While Buhr was in Germany for those 10 days, she spent the majority of her time in Hirsch’s hometown near Bremen, a city of about half a million people in northern Germany, not far from Hamburg. She stayed with Hirsch’s family, enjoying their friendly company, home-cooked meals, and expertise about the local area.
She got to see the German countryside there, which is one of her favorite things to do when traveling. Visiting big cities and seeing famous sites is fun, she said, but, “I enjoy seeing the countryside. I feel like you get a better picture of the roots of the place that you’re in.”
She saw some old classic German brick barns with wood and stucco on the upper levels, for example, and toured ancient German palaces. She also rode horseback around the Hirsch family home (both she and Hirsch are enthusiastic equestrians, riding Western style when they’re in the U.S. and English style in Germany).
The two also ventured into southern parts of Germany to see some of the more classic tourist sites, and spent a memorable night in the coastal city of Heiligenhafen, on the Baltic Sea, where they went sailing — a first for Buhr.
“One part about Germany that was really cool was being able to see the differences between (Hirsh’s) hometown near Bremen — it was very green and had rolling farmland similar to Minnesota — and the sea. That was very sunny, with white sand and sea grass,” Buhr recalled. “I didn’t really even know that Germany had white, sandy beaches.”

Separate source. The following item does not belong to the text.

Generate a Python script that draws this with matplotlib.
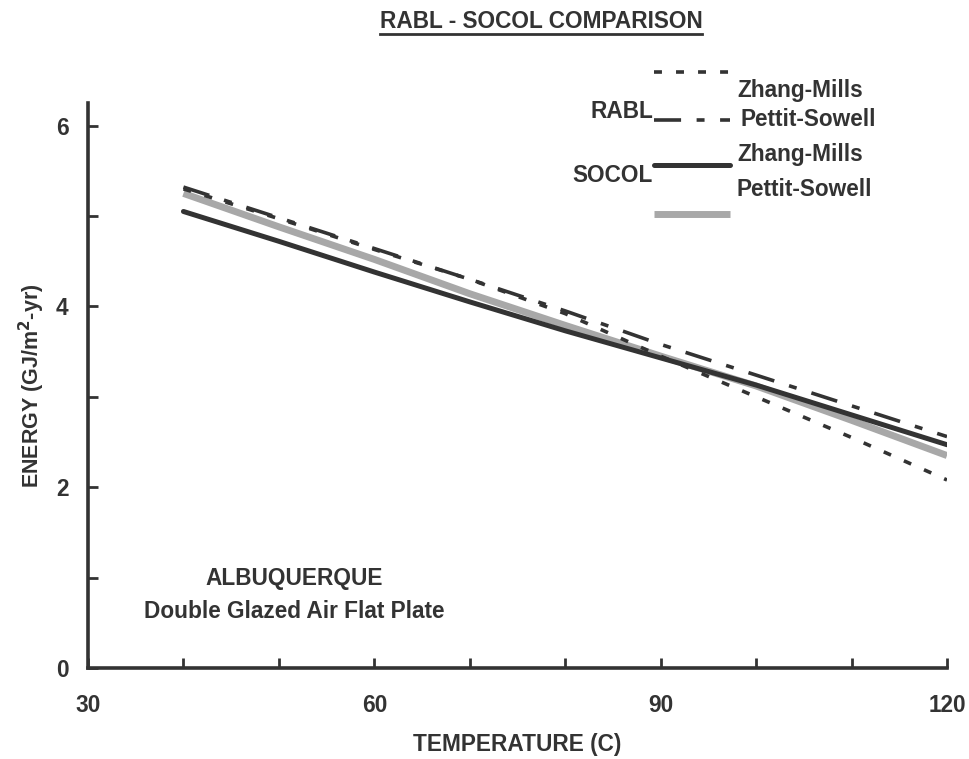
import matplotlib
matplotlib.use("Agg")
import matplotlib.pyplot as plt
from matplotlib.lines import Line2D

plt.rcParams['font.family'] = ['Liberation Sans', 'DejaVu Sans']
plt.rcParams['font.weight'] = 'bold'
plt.rcParams['axes.labelweight'] = 'bold'

temp = [40, 50, 60, 70, 80, 90, 100, 110, 120]
rabl_zm = [5.30, 4.97, 4.63, 4.30, 3.92, 3.45, 3.00, 2.55, 2.08]
rabl_ps = [5.32, 4.98, 4.64, 4.30, 3.95, 3.58, 3.24, 2.90, 2.56]
socol_zm = [5.05, 4.72, 4.38, 4.05, 3.73, 3.43, 3.13, 2.80, 2.47]
socol_ps = [5.25, 4.88, 4.52, 4.14, 3.79, 3.45, 3.12, 2.74, 2.35]

ink = '#333333'
gray = '#a8a8a8'
fs = 16.3

dot_lw, sol_lw, gray_lw = 2.6, 3.6, 5.0
dot_dash = (2.2, 3.9)
dashdot = (7.5, 4.3, 2.2, 4.3)

fig = plt.figure(figsize=(9.69, 7.59), dpi=100)
ax = fig.add_axes([88 / 969, 1 - 668 / 759, (947 - 88) / 969, (668 - 103) / 759])

ax.plot(temp, socol_ps, color=gray, lw=gray_lw, solid_capstyle='butt')
ax.plot(temp, socol_zm, color=ink, lw=sol_lw, solid_capstyle='round')
ax.plot(temp, rabl_ps, color=ink, lw=dot_lw, dashes=dashdot)
ax.plot(temp, rabl_zm, color=ink, lw=dot_lw, dashes=dot_dash)

ax.set_xlim(30, 120)
ax.set_ylim(0, 6.25)
ax.set_xticks([30, 60, 90, 120])
ax.set_xticks(range(30, 121, 10), minor=True)
ax.set_yticks([0, 2, 4, 6])
ax.set_yticks(range(0, 7), minor=True)
for s in ['top', 'right']:
    ax.spines[s].set_visible(False)
for s in ['left', 'bottom']:
    ax.spines[s].set_linewidth(2.6)
    ax.spines[s].set_color(ink)
ax.tick_params(which='both', direction='in', length=7, width=2, color=ink,
               labelsize=fs, labelcolor=ink)
ax.tick_params(axis='x', which='major', pad=19)
ax.tick_params(axis='y', which='major', pad=14)

ax.set_xlabel('TEMPERATURE (C)', fontsize=fs, color=ink, labelpad=11)
ax.set_ylabel('ENERGY (GJ/m$^2$-yr)', fontsize=15.5, color=ink, labelpad=6)

ax.text(51.6, 0.99, 'ALBUQUERQUE', ha='center', va='center',
        fontsize=fs, color=ink)
ax.text(51.6, 0.63, 'Double Glazed Air Flat Plate', ha='center',
        va='center', fontsize=fs, color=ink)

# title with underline
fig.text(541 / 969, 1 - 21 / 759, 'RABL - SOCOL COMPARISON', ha='center',
         va='center', fontsize=fs, color=ink)
fig.add_artist(Line2D([380 / 969, 702 / 969], [1 - 34 / 759, 1 - 34 / 759],
                      color=ink, lw=2))

# legend drawn by hand
def fx(px):
    return px / 969

def fy(py):
    return 1 - py / 759

x0, x1 = fx(654), fx(730)
fig.add_artist(Line2D([x0, x1], [fy(72), fy(72)], color=ink, lw=dot_lw, dashes=dot_dash))
fig.add_artist(Line2D([x0, x1], [fy(120), fy(120)], color=ink, lw=dot_lw, dashes=dashdot))
fig.add_artist(Line2D([x0, x1], [fy(165), fy(165)], color=ink, lw=sol_lw, solid_capstyle='round'))
fig.add_artist(Line2D([x0, x1], [fy(214), fy(214)], color=gray, lw=gray_lw, solid_capstyle='butt'))
fig.text(fx(737), fy(91), 'Zhang-Mills', va='center', fontsize=fs, color=ink)
fig.text(fx(740), fy(120), 'Pettit-Sowell', va='center', fontsize=fs, color=ink)
fig.text(fx(737), fy(155), 'Zhang-Mills', va='center', fontsize=fs, color=ink)
fig.text(fx(737), fy(189), 'Pettit-Sowell', va='center', fontsize=fs, color=ink)
fig.text(fx(653), fy(111), 'RABL', ha='right', va='center', fontsize=fs, color=ink)
fig.text(fx(653), fy(176), 'SOCOL', ha='right', va='center', fontsize=fs, color=ink)

fig.savefig('out.png', dpi=100)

“Heiligenhafen was just a really cool atmosphere,” she added. “It was just really unexpected and really laid-back.”
Buhr said she prefers slower-paced travel experiences, where she can immerse herself in the everyday life of another culture. She prefers to walk rather than drive, for example, so she can feel the ground beneath her feet, smell the smells, hear the sounds and interact with the people.
In her past few years of travel, she’s learned that, more than anything, the experiences are best when shared with a friend.
“I’m usually the type that wants to get out and explore — see new things and hike, etc. — and this (traveling to see Hirsch) has reminded me to stop and appreciate the people I am there with,” she said. “One thing I’ve learned from traveling, is it’s about the people you’re with, and maintaining those relationships.”
Buhr is in nursing school at Concordia College in Moorhead. Hirsch is studying for a business degree in Germany. The two plan to keep traveling together in the future, as often as their pocketbooks allow, Buhr said: “We’re comfortable traveling together, because we’ve lived together like sisters.”